Professional soundcards are usually described as “audio interfaces”, and sometimes have the form of external rack-mountable units using USB, FireWire, or an optical interface, to offer sufficient data rates. The emphasis in these products is, in general, on multiple input and output connectors, direct hardware support for multiple input and output sound channels, as well as higher sampling rates and fidelity as compared to the usual consumer soundcard. In that respect, their role and intended purpose is more similar to a specialized multi-channel data recorder and real-time audio mixer and processor, roles which are possible only to a limited degree with typical consumer soundcards.
In general, consumer grade soundcards impose several restrictions and inconveniences that would be unacceptable to an audio professional. One of a modern soundcard’s purposes is to provide an AD/DA converter analog to digital/digital to analog. However, in professional applications, there is usually a need for enhanced recording, analog to digital conversion capabilities. One of the limitations of consumer soundcards is their comparatively large sampling latency; this is the time it takes for the AD Converter to complete conversion of a sound sample and transfer it to the computer’s main memory.
USB sound cards
USB sound “cards”, sometimes called “audio interfaces”, are usually external boxes that plug into the computer via USB. A USB audio interface may describe a device allowing a computer which has a sound-card, yet lacks a standard audio socket, to be connected to an external device which requires such a socket, via its USB socket.

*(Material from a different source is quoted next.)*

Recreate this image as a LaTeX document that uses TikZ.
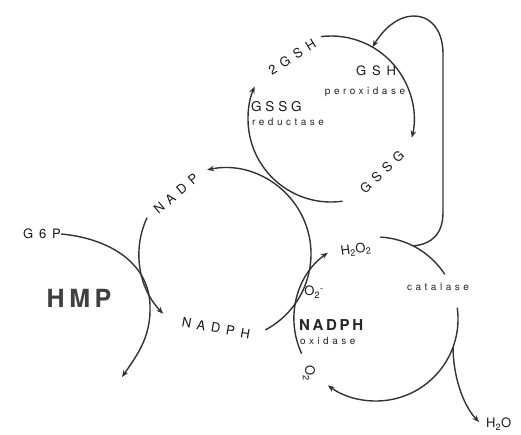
\documentclass[tikz,border=0pt]{standalone}
\usepackage{fontspec}
\setmainfont{TeX Gyre Heros}
\newfontfamily\lblfont[LetterSpace=45]{TeX Gyre Heros}
\newfontfamily\lbltight[LetterSpace=28]{TeX Gyre Heros}
\newfontfamily\smfont[LetterSpace=35]{TeX Gyre Heros}
\newfontfamily\boldfont[LetterSpace=18]{TeX Gyre Heros}
\usetikzlibrary{arrows.meta}
\begin{document}
\begin{tikzpicture}[x=1pt,y=1pt,
  ln/.style={line width=1.4pt, draw=black!80},
  arr/.style={ln, -{Stealth[length=7pt,width=5.5pt]}},
  lbl/.style={font={\lblfont\fontsize{13}{13}\selectfont}, text=black!90, inner sep=0pt},
  lbltwo/.style={font={\lbltight\fontsize{13.5}{13.5}\selectfont}, text=black!90, inner sep=0pt},
  sml/.style={font={\smfont\fontsize{10}{10}\selectfont}, text=black!85, inner sep=0pt},
  bld/.style={font={\boldfont\bfseries\fontsize{15}{15}\selectfont}, text=black!85, inner sep=0pt},
  big/.style={font={\boldfont\bfseries\fontsize{25}{25}\selectfont}, text=black!75, inner sep=0pt}
  ]
\clip (0,0) rectangle (521,434);
\fill[white] (0,0) rectangle (521,434);

% circle centres
\coordinate (T) at (331,315);
\coordinate (N) at (225,180);
\coordinate (B) at (376,115);

% ---- glutathione cycle (top)
\path (T) ++(97:83pt) coordinate (t1s);
\path (T) ++(-82:83pt) coordinate (t2s);
\path (T) ++(60:83pt) coordinate (tj);
\draw[arr] (t1s) arc[start angle=97, end angle=-13, radius=83pt];
\draw[arr] (t2s) arc[start angle=-82, end angle=-203, radius=83pt];

\node[lbl, rotate=32] (gsh2) at (292,377) {2GSH};
\node[lbl] (gshp) at (376,363) {GSH};
\node[sml] (perox) at (365,342) {peroxidase};
\node[lbltwo, anchor=west] (gssgr) at (251,327) {GSSG};
\node[sml, anchor=west] (reduct) at (252,312) {reductase};
\node[lbl, rotate=44] (gssg) at (382,262) {GSSG};

% ---- NADP / NADPH cycle (left)
\path (N) ++(-62:86pt) coordinate (n1s);
\path (N) ++(155:86pt) coordinate (n2s);
\draw[arr] (n1s) arc[start angle=-62, end angle=102, radius=86pt];
\draw[arr] (n2s) arc[start angle=155, end angle=224, radius=86pt];
\node[lbl, rotate=40] (nadp) at (176,240) {NADP};
\node[lbl, rotate=-10] (nadph) at (216,106) {NADPH};

% ---- HMP
\node[lbl] (g6p) at (42,200) {G6P};
\node[big] (hmp) at (79,136) {HMP};
\coordinate (hmpmid) at (150,129);
\coordinate (hmpend) at (122,57);
\draw[arr] (g6p.east) to[out=-5,in=92] (hmpmid) to[out=-88,in=55] (hmpend);

% ---- NADPH oxidase / catalase cycle (bottom right)
\path (B) ++(205:82pt) coordinate (b1s);
\path (B) ++(87:82pt) coordinate (b2s);
\path (B) ++(63:82pt) coordinate (bj);
\path (B) ++(8:82pt) coordinate (b3s);
\path (B) ++(-20:82pt) coordinate (bsplit);
\draw[arr] (b1s) arc[start angle=205, end angle=126, radius=82pt];
\draw[ln] (b2s) arc[start angle=87, end angle=33, radius=82pt];
\draw[arr] (b3s) arc[start angle=8, end angle=-126, radius=82pt];

\node[lbl, rotate=8] (h2o2) at (356,184) {H\textsubscript{2}O\textsubscript{2}};
\node[lbl] (o2m) at (314,142) {O\textsubscript{2}\textsuperscript{-}};
\node[bld, anchor=west] (nadpho) at (299,109) {NADPH};
\node[sml, anchor=west] (oxid) at (300,93) {oxidase};
\node[sml] (cat) at (438,147) {catalase};
\node[lbl, rotate=-90] (o2) at (309,61) {O\textsubscript{2}};
\node[lbl, anchor=west] (h2o) at (486,10) {H\textsubscript{2}O};
\coordinate (h2oend) at (479,12);
\draw[arr] (bsplit) .. controls (453,60) and (462,30) .. (h2oend);

% ---- H2O2 feed loop to GSH peroxidase
\draw[arr] (bj) .. controls (432,190) and (443,200) .. (443,222) -- (443,380) .. controls (443,425) and (400,432) .. (tj);
\end{tikzpicture}
\end{document}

The USB specification defines a standard interface, the USB audio device class, allowing a single driver to work with the various USB sound devices and interfaces on the market. Even cards meeting the older, slow, USB 1.1 specification are capable of high quality sound with a limited number of channels, or limited sampling frequency or bit depth, but USB 2.0 or later is more capable.
The main function of a sound card is to play audio, usually music, with varying formats; monophonic, stereophonic, various multiple speaker setups and degrees of control. The source may be a CD or DVD, a file, streamed audio, or any external source connected to a sound card input. Audio may be recorded. Sometimes sound card hardware and drivers do not support recording a source that is being played. A card can also be used, in conjunction with software, to generate arbitrary waveforms, acting as an audio-frequency function generator.
A card can be used, again in conjunction with free or commercial software, to analyse input waveforms. For example, a very-low-distortion sinewave oscillator can be used as input to equipment under test; the output is sent to a sound card’s line input and run through Fourier transform software to find the amplitude of each harmonic of the added distortion. Alternatively, a less pure signal source may be used, with circuitry to subtract the input from the output, attenuated and phase-corrected; the result is distortion and noise only, which can be analysed. There are programs which allow a sound card to be used as an audio-frequency oscilloscope.